A crise socioeconômica que vive a Argentina, com recessão de 2,3% em 2016, pobreza de um terço da população ativa (33%), queda de 5,5% nos investimentos, inflação em 40% anuais e produção industrial que não para de cair há 13 meses, levou esta quinta-feira à paralisação do país. A greve nacional de 24 horas traduziu nas ruas a insatisfação que leva o presidente Mauricio Macri a perder popularidade embalado nos problemas da economia e nas acusações de corrupção, como a do abatimento (praticamente o perdão) da dívida de empresa da sua família com o Estado.
– A paralisação é contundente – resumiu Héctor Daer, um dos três coordenadores da "presidência tripartite" da poderosa Confederação Geral do Trabalho (CGT).
Daer só lamentou o que define como "resistência" do governo para modificar a política econômica de perfil liberal, o "descumprimento" de acordos com os sindicatos, a prisão de dezenas de manifestantes e os ferimentos de pelo menos cinco nos confrontos com policiais. Assegurou que os sindicados se mantêm abertos às negociações sobre a política econômica. O principal entrave para o aprofundamento das que vinham sendo realizadas seria a discordância do governo em relação a um debate mais amplo – a intenção de Macri é abrir diálogos setoriais. Os sindicatos reclamam das importações, das demissões e da flexibilização laboral. Citam, especialmente, que construção indústria, em fevereiro, caíram 3,4% e 6%. Também lembram que o desemprego cresceu cinco pontos percentuais nos 16 meses do atual governo – era de 28% no final de 2015.
Veja galeria sobre a greve na Argentina:
Em cidades argentinas, inclusive Buenos Aires, onde ocorre o Fórum Econômico Mundial dedicado à América Latina (WEF Latam), houve grande adesão. Foram atingidos indústria, saúde, educação e bancos. Não circularam transportes públicos, e as ruas ficaram vazias. Houve cancelamento de voos nacionais e internacionais, e vias públicas foram bloqueadas, inclusive a que dá acesso ao aeroporto de Ezeiza.
Não houve qualquer pouso ou decolagem nos aeroportos argentinos até a noite de ontem.

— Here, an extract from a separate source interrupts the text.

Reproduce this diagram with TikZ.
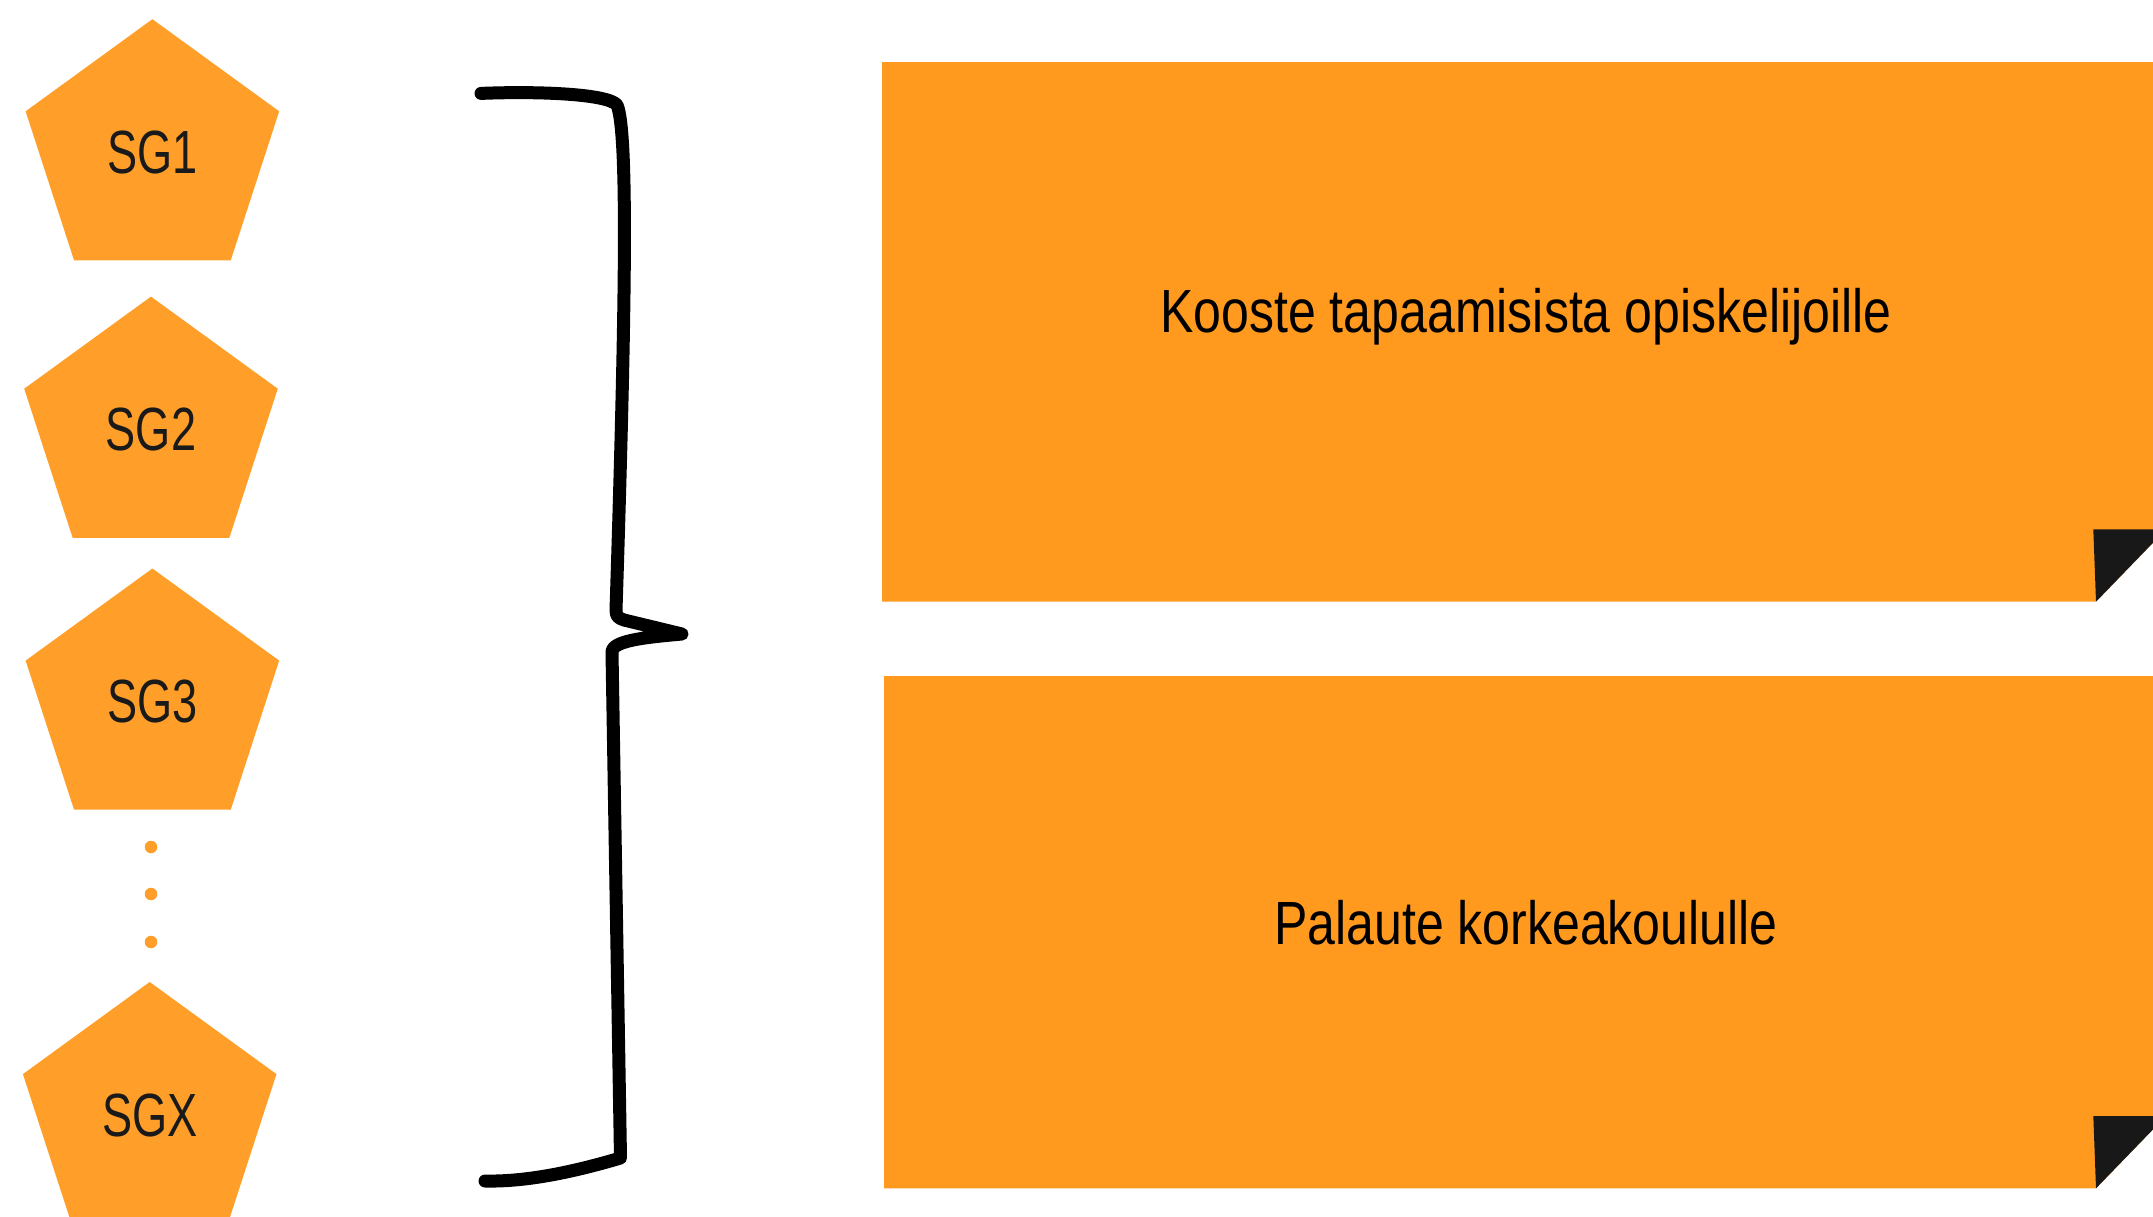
\documentclass[tikz,border=0pt]{standalone}
\usepackage{fontspec}
\usetikzlibrary{shapes.geometric}
\newfontfamily\rectfont[FakeStretch=0.82]{Liberation Sans}
\newfontfamily\pentfont[FakeStretch=0.74]{Liberation Sans}
\definecolor{pentorange}{HTML}{FF9F29}
\definecolor{rectorange}{HTML}{FF9A1F}
\definecolor{folddark}{HTML}{181818}
\definecolor{textdark}{HTML}{1A1A1A}
\begin{document}
\begin{tikzpicture}[x=1pt,y=-1pt,
  pent/.style={regular polygon, regular polygon sides=5, minimum size=266.6pt,
    inner sep=0pt, outer sep=0pt, fill=pentorange, text=textdark,
    font=\pentfont\fontsize{61}{61}\selectfont},
  dotmark/.style={circle, fill=pentorange, minimum size=12.5pt, inner sep=0pt},
  bigtext/.style={font=\rectfont\fontsize{61}{61}\selectfont, text=black, inner sep=0pt},
  bracestroke/.style={line width=13pt, line cap=round, line join=round, draw=black}]
\useasboundingbox (0,0) rectangle (2153,1216);
\clip (0,0) rectangle (2153,1216);

% note boxes with folded corner
\fill[rectorange] (882,62) -- (2180,62) -- (2180,514.8) -- (2096,601.7) -- (882,601.7) -- cycle;
\fill[folddark] (2093.3,529.3) -- (2096,601.7) -- (2166,529.3) -- cycle;
\fill[rectorange] (884,676) -- (2180,676) -- (2180,1101.4) -- (2096,1188.3) -- (884,1188.3) -- cycle;
\fill[folddark] (2093.3,1116) -- (2096,1188.3) -- (2166,1116) -- cycle;

\node[bigtext, anchor=base] (t1) at (1526,332) {Kooste tapaamisista opiskelijoille};
\node[bigtext, anchor=base] (t2) at (1526,944.7) {Palaute korkeakoululle};

% pentagons
\node[pent] (sg1) at (152.4,152.5) {SG1};
\node[pent] (sg2) at (151,429.9) {SG2};
\node[pent] (sg3) at (152.4,701.8) {SG3};
\node[pent] (sgx) at (149.7,1115.3) {\raisebox{-4pt}{SGX}};

\node[dotmark] (d1) at (151,847) {};
\node[dotmark] (d2) at (151,894) {};
\node[dotmark] (d3) at (151,942) {};

% brace
\draw[bracestroke] (481,93.4) .. controls (540,91) and (608,94) .. (617,105)
  .. controls (628,130) and (626,300) .. (616,610)
  .. controls (616,616) and (618,618) .. (624,620)
  -- (682,634)
  .. controls (650,637) and (612,640) .. (612,652)
  -- (620.5,1158)
  .. controls (580,1170) and (530,1182) .. (485,1181);
\end{tikzpicture}
\end{document}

Além dos bloqueios das vias públicas, os próprios pilotos, os controladores das torres e os funcionários das aduanas aderiram ao movimento. Companhias como a Azul, a Gol e a Latam oferecem compensações como mudanças nas datas e nas rotas dos voos ou reembolsos dos valores pagos.
O ministro do Trabalho, Jorge Triaca, admitiu a "alta adesão" à greve, mas, alinhado com Macri, voltou a fazer o que tem sido um costume do presidente: criticou os sindicalistas (a quem Macri chama de "mafiosos"), acusando-os de agir com motivações políticas, pois haverá eleições legislativas em 22 de outubro.
Analistas costumam alertar para o peso da insatisfação trabalhista na Argentina. Os sindicatos, de forte influência peronista, são vistos como pedra no sapato de qualquer presidente, especialmente de outra corrente política – o caso de Macri. São citados os casos dos ex-presidentes Raúl Alfonsín (1983-1989) e Fernando de la Rúa (1999-2001), da União Cívica Radical (UCR), que tiveram de deixar o poder mais cedo por força dos protestos.
A imagem de Macri se deteriora rapidamente. Pesquisa da Management & Fit com 2 mil consultados em fevereiro mostra que o presidente tem imagem positiva de 38,4% e negativa de 33,8%. Um ano atrás, ele encostava nos 60%, em razão das promessas de recuperação do país após o governo da desafeta Cristina Kirchner.
Carlos Acuña, destacado pela CGT para analisar a situação, disse:
– A greve mostrou hoje como a insatisfação é crescente. Pesou muito o fato de que foram assinados compromissos de que não haveria demissões, mas as demissões são cada em maior número e mais frequentes.